Note: Above this cell is a hidden cell that hides and runs all code in the file. This is intended for those who do not want to see or interact with the code. It can be seen by converting the cell to markdown(see toolbar above) and then back to code.

# Overview

The following steps walk users through converting their WorldPop data of interest from the decimal based numbers to integers. This is necessary for discrete agent object creation. 

- It also produces a heat map of population density for the country of interest.

- Due to the potential size of the population files syntheticpopulation uses hdf5 (saved as h5) file format to keep the data on disk rather than RAM. **Please be aware depending on the country this may take up substantial memory.** As an example a country like Niger based on geogrpahic size takes up approximately 70 gigabytes. 

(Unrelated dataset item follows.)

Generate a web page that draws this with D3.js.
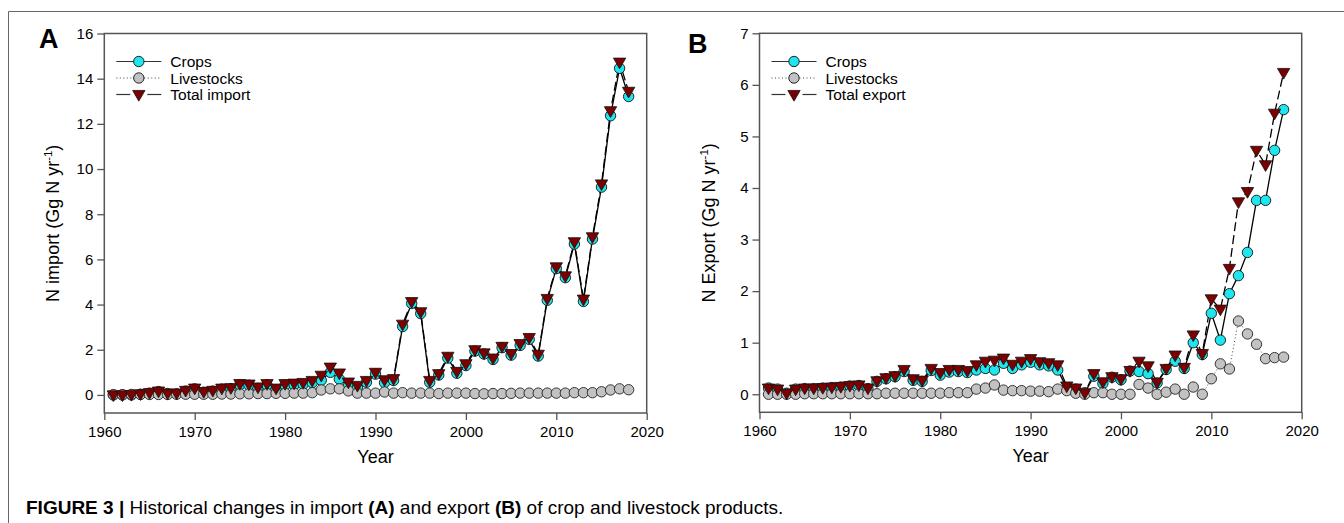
<!DOCTYPE html>
<html><head><meta charset="utf-8">
<script src="https://cdn.jsdelivr.net/npm/d3@7"></script>
<style>
html,body{margin:0;padding:0;background:#fff;}
svg text{font-family:"Liberation Sans",Arial,sans-serif;fill:#000;}
</style></head>
<body>
<svg id="c" width="1344" height="523"></svg>
<script>
const years = d3.range(1961, 2019);
const importCrops = [0.0,0.0,0.0,0.03,0.08,0.15,0.06,0.05,0.17,0.27,
 0.12,0.17,0.26,0.28,0.45,0.43,0.29,0.44,0.23,0.43,
 0.44,0.47,0.54,0.65,1.0,0.7,0.39,0.34,0.56,0.92,
 0.54,0.64,3.03,4.05,3.6,0.56,0.88,1.63,0.96,1.3,
 1.94,1.81,1.57,2.09,1.76,2.19,2.46,1.72,4.19,5.59,
 5.19,6.68,4.14,6.9,9.2,12.36,14.46,13.21];
const importLivestock = [0.01,0.01,0.02,0.02,0.02,0.02,0.02,0.03,0.03,0.03,
 0.03,0.03,0.04,0.04,0.05,0.05,0.06,0.06,0.07,0.07,
 0.08,0.08,0.1,0.22,0.27,0.27,0.18,0.08,0.08,0.08,
 0.13,0.08,0.1,0.08,0.08,0.08,0.06,0.08,0.08,0.08,
 0.06,0.05,0.06,0.06,0.07,0.08,0.08,0.08,0.08,0.08,
 0.08,0.1,0.1,0.1,0.14,0.22,0.27,0.23];
const importTotal = [0.0,0.0,0.02,0.05,0.1,0.17,0.08,0.08,0.2,0.3,
 0.15,0.2,0.3,0.32,0.5,0.48,0.35,0.5,0.3,0.5,
 0.52,0.55,0.64,0.87,1.23,0.97,0.57,0.42,0.64,1.0,
 0.67,0.72,3.13,4.13,3.68,0.64,0.94,1.71,1.04,1.38,
 2.0,1.86,1.63,2.15,1.83,2.27,2.54,1.8,4.27,5.67,
 5.27,6.78,4.24,7.0,9.34,12.58,14.73,13.44];
const exportCrops = [0.12,0.1,0.02,0.1,0.11,0.11,0.12,0.13,0.14,0.16,
 0.17,0.11,0.25,0.3,0.34,0.44,0.27,0.25,0.46,0.37,
 0.43,0.44,0.42,0.47,0.5,0.47,0.6,0.5,0.57,0.62,
 0.57,0.55,0.47,0.12,0.1,0.03,0.35,0.21,0.33,0.28,
 0.45,0.44,0.4,0.22,0.48,0.64,0.5,1.0,0.77,1.57,
 1.05,1.95,2.3,2.75,3.76,3.76,4.73,5.52];
const exportLivestock = [0.0,0.0,0.0,0.0,0.01,0.01,0.01,0.01,0.01,0.01,
 0.01,0.01,0.01,0.02,0.02,0.02,0.02,0.02,0.02,0.02,
 0.03,0.03,0.03,0.1,0.12,0.18,0.08,0.07,0.07,0.06,
 0.06,0.05,0.1,0.07,0.02,0.0,0.03,0.03,0.0,0.0,
 0.0,0.19,0.12,0.0,0.04,0.1,0.0,0.14,0.0,0.3,
 0.59,0.49,1.42,1.17,0.97,0.69,0.71,0.72];
const exportTotal = [0.12,0.1,0.02,0.1,0.12,0.12,0.13,0.14,0.15,0.17,
 0.18,0.12,0.26,0.32,0.36,0.48,0.3,0.27,0.5,0.42,
 0.48,0.48,0.46,0.57,0.64,0.66,0.7,0.58,0.64,0.69,
 0.63,0.61,0.57,0.16,0.12,0.03,0.4,0.24,0.34,0.3,
 0.46,0.64,0.55,0.23,0.5,0.76,0.52,1.15,0.79,1.85,
 1.65,2.44,3.73,3.93,4.73,4.45,5.45,6.24];
const xTicks = [1960,1970,1980,1990,2000,2010,2020];
const importTicks = [0,2,4,6,8,10,12,14,16];
const exportTicks = [0,1,2,3,4,5,6,7];
const seriesNames = ["Crops","Livestocks"];

const svg = d3.select("#c");
const FONT = '"Liberation Sans",Arial,sans-serif';
const CYAN = "#1fe6ee", GREY = "#c2c2c2", RED = "#7d0000", AX = "#555";

svg.append("line").attr("x1",8.5).attr("x2",1344).attr("y1",11.5).attr("y2",11.5).attr("stroke","#666").attr("stroke-width",1);
svg.append("line").attr("x1",8.5).attr("x2",8.5).attr("y1",11.5).attr("y2",523).attr("stroke","#666").attr("stroke-width",1);

const tri = d3.symbol(d3.symbolTriangle, 66);

function panel(cfg){
  const g = svg.append("g");
  const x = d3.scaleLinear().domain([1960,2020]).range([cfg.left,cfg.right]);
  const y = d3.scaleLinear().domain(cfg.ydom).range([cfg.bottom,cfg.top]);
  const xa = g.append("g").attr("transform",`translate(0,${cfg.bottom})`)
    .call(d3.axisBottom(x).tickValues(xTicks).tickFormat(d3.format("d")).tickSize(7).tickPadding(6));
  const ya = g.append("g").attr("transform",`translate(${cfg.left},0)`)
    .call(d3.axisLeft(y).tickValues(cfg.yticks).tickSize(7).tickPadding(4));
  [xa,ya].forEach(a=>{
    a.select(".domain").remove();
    a.selectAll(".tick line").attr("stroke",AX).attr("stroke-width",1.3);
    a.selectAll(".tick text").attr("font-size",15).attr("font-family",FONT).attr("fill","#111");
  });
  g.append("rect").attr("x",cfg.left).attr("y",cfg.top).attr("width",cfg.right-cfg.left).attr("height",cfg.bottom-cfg.top)
    .attr("fill","none").attr("stroke",AX).attr("stroke-width",1.5);

  const mk = arr => arr.map((v,i)=>({yr:years[i],v}));
  const line = d3.line().x(d=>x(d.yr)).y(d=>y(d.v));
  const crops = mk(cfg.crops), live = mk(cfg.live), tot = mk(cfg.total);
  g.append("path").attr("d",line(crops)).attr("fill","none").attr("stroke","#000").attr("stroke-width",1.3);
  g.append("path").attr("d",line(live)).attr("fill","none").attr("stroke","#444").attr("stroke-width",1).attr("stroke-dasharray","1,2.5");
  g.append("path").attr("d",line(tot)).attr("fill","none").attr("stroke","#000").attr("stroke-width",1.3).attr("stroke-dasharray","9,4");
  g.selectAll(null).data(crops).join("circle").attr("cx",d=>x(d.yr)).attr("cy",d=>y(d.v)).attr("r",5.2)
    .attr("fill",CYAN).attr("stroke","#111").attr("stroke-width",0.9);
  g.selectAll(null).data(live).join("circle").attr("cx",d=>x(d.yr)).attr("cy",d=>y(d.v)).attr("r",5.2)
    .attr("fill",GREY).attr("stroke","#222").attr("stroke-width",0.9);
  g.selectAll(null).data(tot).join("path").attr("d",tri)
    .attr("transform",d=>`translate(${x(d.yr)},${y(d.v)-0.5}) rotate(180)`)
    .attr("fill",RED).attr("stroke","#111").attr("stroke-width",0.8);

  g.append("text").attr("x",(cfg.left+cfg.right)/2).attr("y",cfg.bottom+50).attr("text-anchor","middle")
    .attr("font-size",18).text("Year");
  const yt = g.append("text").attr("transform",`translate(${cfg.left-45},${(cfg.top+cfg.bottom)/2}) rotate(-90)`)
    .attr("text-anchor","middle").attr("font-size",18);
  yt.append("tspan").text(cfg.ytitle+" (Gg N yr");
  yt.append("tspan").attr("dy",-7).attr("font-size",11.5).text("-1");
  yt.append("tspan").attr("dy",7).text(")");

  g.append("text").attr("x",cfg.letterX).attr("y",cfg.letterY).attr("font-size",27).attr("font-weight","bold").text(cfg.letter);

  const lx = cfg.left+12, rows = [61.5,78,94.5];
  const names = seriesNames.concat([cfg.totalName]);
  rows.forEach((ry,i)=>{
    const lg = g.append("g");
    if(i===0) lg.append("line").attr("x1",lx).attr("x2",lx+45).attr("y1",ry).attr("y2",ry).attr("stroke","#333").attr("stroke-width",1.2);
    if(i===1) lg.append("line").attr("x1",lx).attr("x2",lx+45).attr("y1",ry).attr("y2",ry).attr("stroke","#444").attr("stroke-width",1).attr("stroke-dasharray","1,2.5");
    if(i===2){
      lg.append("line").attr("x1",lx).attr("x2",lx+14).attr("y1",ry).attr("y2",ry).attr("stroke","#333").attr("stroke-width",1.2);
      lg.append("line").attr("x1",lx+31).attr("x2",lx+45).attr("y1",ry).attr("y2",ry).attr("stroke","#333").attr("stroke-width",1.2);
    }
    if(i<2) lg.append("circle").attr("cx",lx+22.5).attr("cy",ry).attr("r",5.2).attr("fill",i===0?CYAN:GREY).attr("stroke","#111").attr("stroke-width",0.9);
    else lg.append("path").attr("d",tri).attr("transform",`translate(${lx+22.5},${ry-0.5}) rotate(180)`).attr("fill",RED).attr("stroke","#111").attr("stroke-width",0.8);
    lg.append("text").attr("x",lx+54).attr("y",ry+5.5).attr("font-size",15.5).text(names[i]);
  });
}

panel({left:104.3,right:646.7,top:33.5,bottom:413,ydom:[-0.8,16],yticks:importTicks,
  crops:importCrops,live:importLivestock,total:importTotal,ytitle:"N import",totalName:"Total import",
  letter:"A",letterX:39,letterY:48});
panel({left:759.5,right:1301.7,top:33.3,bottom:412.3,ydom:[-0.35,7],yticks:exportTicks,
  crops:exportCrops,live:exportLivestock,total:exportTotal,ytitle:"N Export",totalName:"Total export",
  letter:"B",letterX:688,letterY:53});

const cap = svg.append("text").attr("x",26).attr("y",514).attr("font-size",19);
cap.append("tspan").attr("font-weight","bold").text("FIGURE 3 | ");
cap.append("tspan").text("Historical changes in import ");
cap.append("tspan").attr("font-weight","bold").text("(A)");
cap.append("tspan").text(" and export ");
cap.append("tspan").attr("font-weight","bold").text("(B)");
cap.append("tspan").text(" of crop and livestock products.");
</script>
</body></html>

- The next step is the density and demographic merge files, if the user has done demographic exploration and conversion. 

## 0: Import the Dependencies

In [2]:
from toggle_code import toggle_code as hide_code
from toggle_code import run_code as run_code

import glob 
import os
from netCDF4 import Dataset
import rasterio
import pandas as pd
import numpy as np
import math
import datetime
import ipywidgets as widgets
from ipywidgets import interact
from bokeh.io import push_notebook, show, output_notebook
from bokeh.plotting import figure
from bokeh.tile_providers import get_provider, Vendors
from bokeh.palettes import RdYlGn, Plasma256
from bokeh.models import Legend, BoxAnnotation, Toggle, CustomJS,ColumnDataSource,LinearColorMapper, ColorBar, BasicTicker,\
                          PrintfTickFormatter 
from bokeh.transform import transform
from bokeh.models.tools import *
tile_provider = get_provider('STAMEN_TERRAIN')
tile_provider2 = get_provider('CARTODBPOSITRON')
import tables #to ensure avialable for pandas
#create pyproj transformer to convert form lat/long to web mercator
from pyproj import Transformer
transformer = Transformer.from_crs('epsg:4326','epsg:3857')
#from IPython.display import HTML
output_notebook()
import warnings
warnings.filterwarnings("ignore", message="Cannot find a last shown plot to update.")

# 1. Select population file

The following code looks in the data folder for an file with the world pop population density marker "ppp".

In [3]:
hide_code()
run_code()


pot_list =["Select File"]
filepath= r"./data/*"
for pop_file in glob.glob(filepath):
    if "ppp" in pop_file: 
        pot_list.append(pop_file)

pop_file = widgets.Dropdown(options=pot_list, value=pot_list[0], description="File: ", disabled = False)

def update(file):
    return file

pop_file_select = interact(update, file=pop_file)

#call the function 


#pop_table

interactive(children=(Dropdown(description='File: ', options=('Select File', './data\\alb_ppp_2020.tif'), valu…

# 2. Convert file into table

The following code converts the downloaded worldpop file into a table of latitudes, longitudes and number of people.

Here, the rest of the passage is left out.